**WHAT THE TASK ASKS**
Report how many lines in the records hold the string "file"; give the number and nothing else.

#### RECORDS FOR THE EXERCISE ####

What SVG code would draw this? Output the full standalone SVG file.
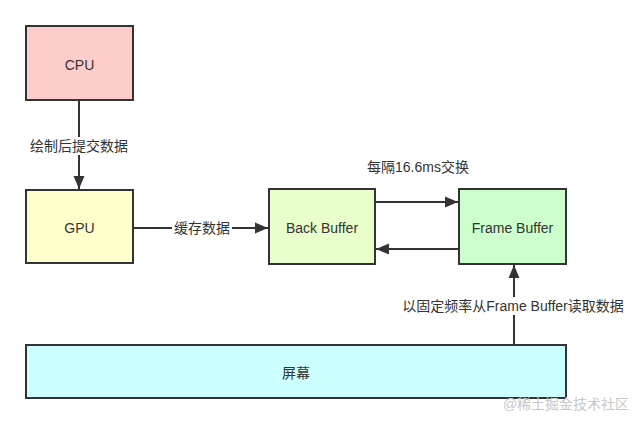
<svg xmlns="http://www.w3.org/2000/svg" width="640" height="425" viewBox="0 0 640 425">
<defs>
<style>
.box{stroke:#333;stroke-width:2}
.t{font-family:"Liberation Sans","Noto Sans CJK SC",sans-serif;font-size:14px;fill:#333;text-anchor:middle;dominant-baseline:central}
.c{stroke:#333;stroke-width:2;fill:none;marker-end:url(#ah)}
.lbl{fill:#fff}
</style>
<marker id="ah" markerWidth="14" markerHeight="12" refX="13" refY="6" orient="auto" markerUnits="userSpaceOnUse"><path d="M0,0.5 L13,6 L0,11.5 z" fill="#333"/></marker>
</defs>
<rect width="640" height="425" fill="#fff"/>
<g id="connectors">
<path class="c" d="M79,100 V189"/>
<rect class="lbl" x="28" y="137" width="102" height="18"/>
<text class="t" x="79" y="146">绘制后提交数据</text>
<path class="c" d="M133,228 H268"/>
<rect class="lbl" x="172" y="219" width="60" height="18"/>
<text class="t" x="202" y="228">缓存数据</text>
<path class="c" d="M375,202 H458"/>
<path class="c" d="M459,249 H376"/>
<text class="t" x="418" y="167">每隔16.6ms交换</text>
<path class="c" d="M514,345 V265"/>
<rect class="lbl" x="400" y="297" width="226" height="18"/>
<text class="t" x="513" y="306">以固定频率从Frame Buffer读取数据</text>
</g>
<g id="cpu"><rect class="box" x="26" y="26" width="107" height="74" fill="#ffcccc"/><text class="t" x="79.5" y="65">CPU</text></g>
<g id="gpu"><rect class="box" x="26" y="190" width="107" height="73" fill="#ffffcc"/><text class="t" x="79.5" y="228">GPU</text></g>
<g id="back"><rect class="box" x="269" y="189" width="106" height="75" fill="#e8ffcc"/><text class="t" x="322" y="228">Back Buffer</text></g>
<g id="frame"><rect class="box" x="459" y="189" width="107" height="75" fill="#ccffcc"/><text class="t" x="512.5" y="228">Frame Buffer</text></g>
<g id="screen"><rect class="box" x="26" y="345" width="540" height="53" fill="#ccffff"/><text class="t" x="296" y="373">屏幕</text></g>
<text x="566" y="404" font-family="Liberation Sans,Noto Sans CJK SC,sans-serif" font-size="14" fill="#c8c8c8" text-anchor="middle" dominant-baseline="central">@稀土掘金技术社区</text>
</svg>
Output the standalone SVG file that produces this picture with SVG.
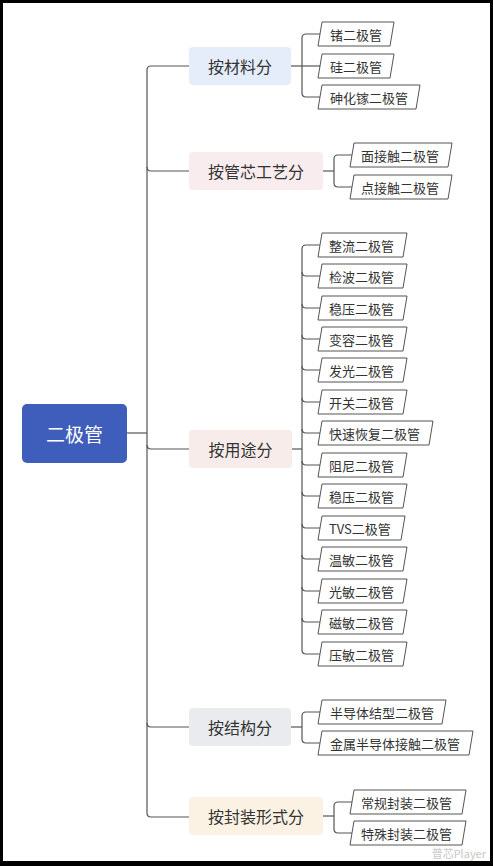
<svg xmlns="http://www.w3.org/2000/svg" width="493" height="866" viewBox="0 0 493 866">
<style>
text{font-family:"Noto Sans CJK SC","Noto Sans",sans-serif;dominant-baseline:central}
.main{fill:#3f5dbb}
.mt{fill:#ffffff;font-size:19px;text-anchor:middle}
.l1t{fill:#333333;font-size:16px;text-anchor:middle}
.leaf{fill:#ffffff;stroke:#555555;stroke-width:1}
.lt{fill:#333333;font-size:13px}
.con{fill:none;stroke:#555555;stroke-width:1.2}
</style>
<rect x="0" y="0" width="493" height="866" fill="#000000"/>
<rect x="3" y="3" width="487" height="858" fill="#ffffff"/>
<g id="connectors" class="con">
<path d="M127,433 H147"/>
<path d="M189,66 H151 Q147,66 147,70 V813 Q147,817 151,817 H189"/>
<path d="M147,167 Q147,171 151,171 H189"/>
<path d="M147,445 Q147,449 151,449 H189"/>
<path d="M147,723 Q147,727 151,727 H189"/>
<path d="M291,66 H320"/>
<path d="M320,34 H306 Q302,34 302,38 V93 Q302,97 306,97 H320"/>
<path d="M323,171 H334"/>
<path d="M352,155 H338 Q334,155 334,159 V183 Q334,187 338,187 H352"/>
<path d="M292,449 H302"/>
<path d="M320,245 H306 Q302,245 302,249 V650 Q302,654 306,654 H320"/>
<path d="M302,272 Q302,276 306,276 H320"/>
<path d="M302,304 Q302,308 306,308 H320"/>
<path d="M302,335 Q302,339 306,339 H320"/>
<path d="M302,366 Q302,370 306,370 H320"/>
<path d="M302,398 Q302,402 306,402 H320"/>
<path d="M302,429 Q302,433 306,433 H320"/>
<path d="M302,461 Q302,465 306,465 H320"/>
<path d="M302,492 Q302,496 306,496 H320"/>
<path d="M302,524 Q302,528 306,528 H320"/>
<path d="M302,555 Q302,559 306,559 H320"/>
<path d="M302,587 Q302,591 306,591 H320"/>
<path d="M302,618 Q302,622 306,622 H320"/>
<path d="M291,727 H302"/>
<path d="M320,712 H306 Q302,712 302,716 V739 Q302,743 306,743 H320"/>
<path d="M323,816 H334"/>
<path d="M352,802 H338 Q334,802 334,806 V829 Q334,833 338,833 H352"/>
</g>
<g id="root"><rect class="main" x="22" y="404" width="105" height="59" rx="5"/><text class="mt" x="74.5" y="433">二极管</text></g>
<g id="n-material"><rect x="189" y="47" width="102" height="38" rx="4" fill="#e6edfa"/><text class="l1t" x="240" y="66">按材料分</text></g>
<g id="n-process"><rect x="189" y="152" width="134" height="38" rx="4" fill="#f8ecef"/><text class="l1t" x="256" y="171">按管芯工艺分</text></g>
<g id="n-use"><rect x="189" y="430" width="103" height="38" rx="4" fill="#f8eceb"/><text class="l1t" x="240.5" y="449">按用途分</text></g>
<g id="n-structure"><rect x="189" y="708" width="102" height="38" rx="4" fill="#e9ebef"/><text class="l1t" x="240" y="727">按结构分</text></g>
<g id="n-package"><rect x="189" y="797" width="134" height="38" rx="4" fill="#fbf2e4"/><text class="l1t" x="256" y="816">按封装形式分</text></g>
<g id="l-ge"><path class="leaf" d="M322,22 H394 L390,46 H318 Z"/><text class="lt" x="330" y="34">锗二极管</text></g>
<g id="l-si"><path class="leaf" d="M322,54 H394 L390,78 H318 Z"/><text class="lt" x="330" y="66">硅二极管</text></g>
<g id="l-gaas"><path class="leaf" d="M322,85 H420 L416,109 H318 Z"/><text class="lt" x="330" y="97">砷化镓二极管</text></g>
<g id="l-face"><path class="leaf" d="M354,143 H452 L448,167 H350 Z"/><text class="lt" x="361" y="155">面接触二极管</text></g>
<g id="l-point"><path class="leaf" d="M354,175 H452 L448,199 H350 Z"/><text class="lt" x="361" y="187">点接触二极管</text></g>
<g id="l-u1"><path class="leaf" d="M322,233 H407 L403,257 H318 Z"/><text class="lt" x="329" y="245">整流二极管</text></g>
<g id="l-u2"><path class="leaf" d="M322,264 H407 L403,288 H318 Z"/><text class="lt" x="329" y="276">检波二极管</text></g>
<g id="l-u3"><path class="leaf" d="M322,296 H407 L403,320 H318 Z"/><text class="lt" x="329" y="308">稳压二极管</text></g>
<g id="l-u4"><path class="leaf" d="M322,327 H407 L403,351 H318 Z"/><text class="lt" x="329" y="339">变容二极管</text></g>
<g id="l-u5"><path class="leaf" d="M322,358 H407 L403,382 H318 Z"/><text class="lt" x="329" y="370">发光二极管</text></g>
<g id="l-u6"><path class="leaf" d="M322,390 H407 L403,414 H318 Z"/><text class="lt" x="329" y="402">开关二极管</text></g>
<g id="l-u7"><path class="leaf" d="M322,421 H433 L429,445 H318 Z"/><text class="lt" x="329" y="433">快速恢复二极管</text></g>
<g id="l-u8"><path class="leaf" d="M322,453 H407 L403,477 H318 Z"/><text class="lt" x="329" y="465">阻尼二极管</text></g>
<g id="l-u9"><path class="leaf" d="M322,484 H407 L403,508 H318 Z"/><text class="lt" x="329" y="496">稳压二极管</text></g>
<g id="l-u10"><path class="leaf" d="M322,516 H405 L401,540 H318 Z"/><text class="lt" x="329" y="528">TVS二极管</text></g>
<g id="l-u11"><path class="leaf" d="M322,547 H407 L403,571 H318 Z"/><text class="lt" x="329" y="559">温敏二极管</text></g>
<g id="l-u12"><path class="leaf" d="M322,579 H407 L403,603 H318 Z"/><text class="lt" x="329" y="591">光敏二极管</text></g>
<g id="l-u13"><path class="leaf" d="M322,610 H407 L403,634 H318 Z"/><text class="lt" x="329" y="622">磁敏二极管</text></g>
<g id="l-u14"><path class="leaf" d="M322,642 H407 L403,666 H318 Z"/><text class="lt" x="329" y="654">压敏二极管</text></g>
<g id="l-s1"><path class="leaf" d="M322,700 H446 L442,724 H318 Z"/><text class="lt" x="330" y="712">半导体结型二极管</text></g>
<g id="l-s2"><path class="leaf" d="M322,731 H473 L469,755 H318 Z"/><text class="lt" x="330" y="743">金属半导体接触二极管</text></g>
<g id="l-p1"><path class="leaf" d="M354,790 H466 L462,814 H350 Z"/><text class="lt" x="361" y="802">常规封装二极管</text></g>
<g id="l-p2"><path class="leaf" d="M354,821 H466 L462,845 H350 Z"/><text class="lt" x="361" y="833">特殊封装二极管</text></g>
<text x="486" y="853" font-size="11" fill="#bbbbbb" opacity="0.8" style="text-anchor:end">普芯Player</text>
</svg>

####

**ANSWER TO THIS EXERCISE**
2